Nice Above Fold - Page 958
- New York Times Magazine profiles Anne Wood, creator of Teletubbies and now Boohbah, who studies videos of kids watching the programs in their homes to add to her considerable understanding of what moves 3-year-olds (not excluding flatulent sounds). Tabloids say she has made $80 million to $260 million in kidvid, largely by reserving U.S. rights for her own company (BBC reps the show elsewhere). Boohbah starts on PBS Jan. 19.
- Common Cause last week criticized the appointment of big Republican donors Cheryl Halpern and Gay Hart Gaines to the CPB Board. Chair of the Republican Jewish Coalition, Halpern, with her family, has given more than $324,000 to GOP candidates and committees since 1989, Common Cause said. Gaines and family have given nearly $492,000 to national GOP candidates and committees since then. Halpern, who stirred fears of political meddling with her remarks at her confirmation hearing, was okayed by the Senate in December after the White House appointed her during a congressional recess last year. President Bush gave Gaines a recess appointment this month, along with Claudia Puig, a Miami broadcaster and Republican donor, according to the Washington Post.

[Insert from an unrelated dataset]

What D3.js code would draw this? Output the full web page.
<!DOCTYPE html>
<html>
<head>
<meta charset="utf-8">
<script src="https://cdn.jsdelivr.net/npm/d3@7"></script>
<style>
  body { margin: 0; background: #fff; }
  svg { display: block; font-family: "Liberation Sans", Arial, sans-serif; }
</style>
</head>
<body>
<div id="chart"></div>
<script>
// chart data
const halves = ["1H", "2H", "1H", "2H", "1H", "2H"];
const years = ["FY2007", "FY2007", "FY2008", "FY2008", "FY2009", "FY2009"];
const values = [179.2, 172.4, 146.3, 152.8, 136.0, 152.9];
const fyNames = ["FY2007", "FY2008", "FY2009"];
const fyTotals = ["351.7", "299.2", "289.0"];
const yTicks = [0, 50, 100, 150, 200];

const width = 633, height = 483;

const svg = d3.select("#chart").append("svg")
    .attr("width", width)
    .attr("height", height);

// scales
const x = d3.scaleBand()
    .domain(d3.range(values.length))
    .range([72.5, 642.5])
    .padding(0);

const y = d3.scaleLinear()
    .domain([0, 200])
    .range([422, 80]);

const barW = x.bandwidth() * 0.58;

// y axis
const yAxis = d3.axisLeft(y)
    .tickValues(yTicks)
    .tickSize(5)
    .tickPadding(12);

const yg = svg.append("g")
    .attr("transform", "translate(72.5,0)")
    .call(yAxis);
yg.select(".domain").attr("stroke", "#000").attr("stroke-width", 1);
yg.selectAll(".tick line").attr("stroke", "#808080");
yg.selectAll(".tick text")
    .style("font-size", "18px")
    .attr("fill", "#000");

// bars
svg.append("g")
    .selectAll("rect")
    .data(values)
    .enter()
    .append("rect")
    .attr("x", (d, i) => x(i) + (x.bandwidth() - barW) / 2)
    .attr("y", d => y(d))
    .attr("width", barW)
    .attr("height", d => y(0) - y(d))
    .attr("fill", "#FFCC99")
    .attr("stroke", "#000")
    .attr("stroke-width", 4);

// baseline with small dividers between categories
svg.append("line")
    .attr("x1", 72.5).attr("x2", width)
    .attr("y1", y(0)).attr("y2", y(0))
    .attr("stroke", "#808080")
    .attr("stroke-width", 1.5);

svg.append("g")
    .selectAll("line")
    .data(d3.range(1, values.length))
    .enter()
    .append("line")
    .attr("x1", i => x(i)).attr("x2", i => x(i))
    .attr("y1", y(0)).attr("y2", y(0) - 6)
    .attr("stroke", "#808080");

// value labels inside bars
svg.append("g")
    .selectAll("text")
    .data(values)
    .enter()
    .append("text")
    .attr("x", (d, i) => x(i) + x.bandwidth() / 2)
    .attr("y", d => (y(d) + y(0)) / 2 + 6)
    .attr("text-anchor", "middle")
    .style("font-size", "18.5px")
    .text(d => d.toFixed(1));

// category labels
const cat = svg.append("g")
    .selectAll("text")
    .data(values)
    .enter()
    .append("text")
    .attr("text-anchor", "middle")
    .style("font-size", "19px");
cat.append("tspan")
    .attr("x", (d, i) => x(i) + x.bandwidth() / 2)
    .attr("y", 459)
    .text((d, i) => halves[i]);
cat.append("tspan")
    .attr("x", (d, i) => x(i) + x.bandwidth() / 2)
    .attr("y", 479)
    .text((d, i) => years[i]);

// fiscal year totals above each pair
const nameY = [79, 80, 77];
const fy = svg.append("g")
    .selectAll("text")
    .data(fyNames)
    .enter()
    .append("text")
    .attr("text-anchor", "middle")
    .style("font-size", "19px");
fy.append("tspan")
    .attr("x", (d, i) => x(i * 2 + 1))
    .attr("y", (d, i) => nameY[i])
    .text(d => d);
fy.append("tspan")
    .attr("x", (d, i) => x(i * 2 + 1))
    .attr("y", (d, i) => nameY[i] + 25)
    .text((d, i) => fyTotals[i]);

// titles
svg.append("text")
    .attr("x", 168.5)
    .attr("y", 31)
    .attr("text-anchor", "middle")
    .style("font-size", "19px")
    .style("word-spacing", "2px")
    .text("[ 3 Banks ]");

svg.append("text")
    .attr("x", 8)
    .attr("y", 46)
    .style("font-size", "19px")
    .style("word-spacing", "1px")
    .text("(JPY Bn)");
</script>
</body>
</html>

- The public TV operation in Richmond, Va., Community Idea Stations, will devote the early afternoon of its second over-the-air channel to state Senate coverage starting in mid-January. WCVW, which would ordinarily air PBS Kids, will return to the air in January after being sidelined by a transmitter failure in February 2003. The station ordered a low-power analog transmitter in the summer.

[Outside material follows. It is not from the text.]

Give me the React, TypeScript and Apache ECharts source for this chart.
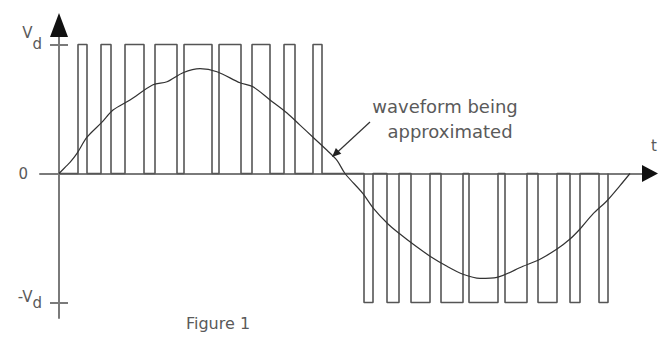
import React, { useEffect, useRef } from "react";
import * as echarts from "echarts";

// Pulse edges (time units, origin at the vertical axis)
const posPulseStart = [19, 42, 66, 96, 125, 160, 193, 225, 254];
const posPulseEnd = [28, 52, 85, 118, 153, 182, 211, 236, 263];
const negPulseStart = [305, 328, 352, 382, 410, 446, 479, 511, 540];
const negPulseEnd = [314, 340, 371, 404, 439, 468, 498, 521, 549];
const posLevel = 1; // Vd
const negLevel = -1; // -Vd

// Waveform being approximated
const curveT = [0, 7, 11, 18, 28, 43, 54, 71, 94, 108, 124, 141, 158, 181, 194, 211, 228, 241, 254, 268, 278, 286, 304, 314, 329, 341, 354, 371, 388, 404, 421, 438, 464, 481, 498, 511, 521, 534, 548, 561, 571];
const curveV = [0, 0.055, 0.086, 0.156, 0.281, 0.398, 0.492, 0.57, 0.688, 0.711, 0.781, 0.813, 0.789, 0.703, 0.672, 0.57, 0.469, 0.375, 0.281, 0.18, 0.102, 0, -0.156, -0.266, -0.391, -0.469, -0.547, -0.641, -0.719, -0.781, -0.813, -0.805, -0.719, -0.664, -0.586, -0.508, -0.43, -0.313, -0.211, -0.094, 0];

const yTickValues = [-1, 1];
const yLabelValues = [-1, 0, 1];

const FONT = "DejaVu Sans";
const AXIS_COLOR = "#7a7a7a";
const TEXT_COLOR = "#5a5a5a";

export default function App() {
  const ref = useRef<HTMLDivElement>(null);

  useEffect(() => {
    if (!ref.current) return;
    const chart = echarts.init(ref.current, undefined, { renderer: "svg" });

    const pulseData: number[][] = [[0, 0]];
    posPulseStart.forEach((s, i) => {
      const e = posPulseEnd[i];
      pulseData.push([s, 0], [s, posLevel], [e, posLevel], [e, 0]);
    });
    negPulseStart.forEach((s, i) => {
      const e = negPulseEnd[i];
      pulseData.push([s, 0], [s, negLevel], [e, negLevel], [e, 0]);
    });

    const curveData = curveT.map((t, i) => [t, curveV[i]]);

    const yMin = -1.12;
    const yMax = 1.058;

    chart.setOption({
      animation: false,
      backgroundColor: "#ffffff",
      grid: {
        left: 40,
        right: 13,
        top: 37,
        bottom: 20,
        containLabel: false,
        outerBoundsMode: "none",
      },
      xAxis: {
        type: "value",
        min: -19,
        max: 586,
        axisLine: { show: true, onZero: true, lineStyle: { color: AXIS_COLOR, width: 2 } },
        axisTick: { show: false },
        axisLabel: { show: false },
        splitLine: { show: false },
        name: "t",
        nameLocation: "end",
        nameGap: 6,
        nameTextStyle: {
          fontFamily: FONT,
          fontSize: 15,
          color: TEXT_COLOR,
          align: "left",
          verticalAlign: "bottom",
          padding: [0, 0, 20, 0],
        },
      },
      yAxis: [
        {
          type: "value",
          min: yMin,
          max: yMax,
          axisLine: { show: true, onZero: true, lineStyle: { color: AXIS_COLOR, width: 2 } },
          axisTick: {
            show: true,
            customValues: yTickValues,
            length: 9,
            inside: false,
            lineStyle: { color: AXIS_COLOR, width: 2 },
          },
          axisLabel: {
            show: true,
            customValues: yLabelValues,
            margin: -2,
            fontFamily: FONT,
            fontSize: 15,
            color: TEXT_COLOR,
            formatter: (v: number) =>
              v === 1 ? "{a|V}{d|d}" : v === 0 ? "{z|0}" : "{b|-V}{d|d}",
            rich: {
              a: { fontFamily: FONT, fontSize: 15, color: TEXT_COLOR, padding: [0, 0, 22, 0] },
              b: { fontFamily: FONT, fontSize: 15, color: TEXT_COLOR, padding: [0, 0, 12, 0] },
              d: { fontFamily: FONT, fontSize: 15, color: TEXT_COLOR },
              z: { fontFamily: FONT, fontSize: 15, color: TEXT_COLOR, padding: [0, 14, 0, 0] },
            },
          },
          splitLine: { show: false },
        },
        {
          type: "value",
          position: "right",
          min: yMin,
          max: yMax,
          axisLine: { show: false, onZero: true, onZeroAxisIndex: 0 },
          axisTick: {
            show: true,
            customValues: yTickValues,
            length: 9,
            inside: false,
            lineStyle: { color: AXIS_COLOR, width: 2 },
          },
          axisLabel: { show: false },
          splitLine: { show: false },
        },
      ],
      series: [
        {
          type: "line",
          data: pulseData,
          showSymbol: false,
          symbol: "none",
          lineStyle: { color: "#555555", width: 1.6 },
          z: 3,
        },
        {
          type: "line",
          data: curveData,
          showSymbol: false,
          symbol: "none",
          smooth: 0.3,
          lineStyle: { color: "#333333", width: 1.2 },
          z: 4,
        },
      ],
      graphic: [
        {
          type: "polygon",
          shape: { points: [[642, 165], [658, 173.5], [642, 182]] },
          style: { fill: "#111111" },
          z: 10,
        },
        {
          type: "polygon",
          shape: { points: [[50, 37], [59, 13], [68, 37]] },
          style: { fill: "#111111" },
          z: 10,
        },
        {
          type: "line",
          shape: { x1: 370, y1: 122, x2: 337, y2: 152.5 },
          style: { stroke: "#333333", lineWidth: 1.2 },
          z: 10,
        },
        {
          type: "polygon",
          shape: { points: [[332, 157], [341.3, 153.8], [335.9, 148.0]] },
          style: { fill: "#222222" },
          z: 10,
        },
        {
          type: "text",
          x: 445,
          y: 106,
          style: {
            text: "waveform being",
            font: `18px "${FONT}"`,
            fill: TEXT_COLOR,
            align: "center",
            verticalAlign: "middle",
            textAlign: "center",
            textVerticalAlign: "middle",
          },
          z: 10,
        },
        {
          type: "text",
          x: 450,
          y: 131,
          style: {
            text: "approximated",
            font: `18px "${FONT}"`,
            fill: TEXT_COLOR,
            align: "center",
            verticalAlign: "middle",
            textAlign: "center",
            textVerticalAlign: "middle",
          },
          z: 10,
        },
        {
          type: "text",
          x: 218,
          y: 323,
          style: {
            text: "Figure 1",
            font: `16px "${FONT}"`,
            fill: TEXT_COLOR,
            align: "center",
            verticalAlign: "middle",
            textAlign: "center",
            textVerticalAlign: "middle",
          },
          z: 10,
        },
      ],
    });

    return () => chart.dispose();
  }, []);

  return (
    <div
      ref={ref}
      style={{ position: "fixed", left: 0, top: 0, width: 658, height: 338, background: "#fff" }}
    />
  );
}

- After steering KCTS through a major downsizing, interim chief Bill Mohler agreed to lead the station as its permanent president, reports the Seattle Times. “What happened is you get caught up in it with the people side,” Mohler told the Seattle Post-Intelligencer. “You have a collection of some of the most creative people that I’ve met in my entire life that are working here … and it was their jobs on the line.”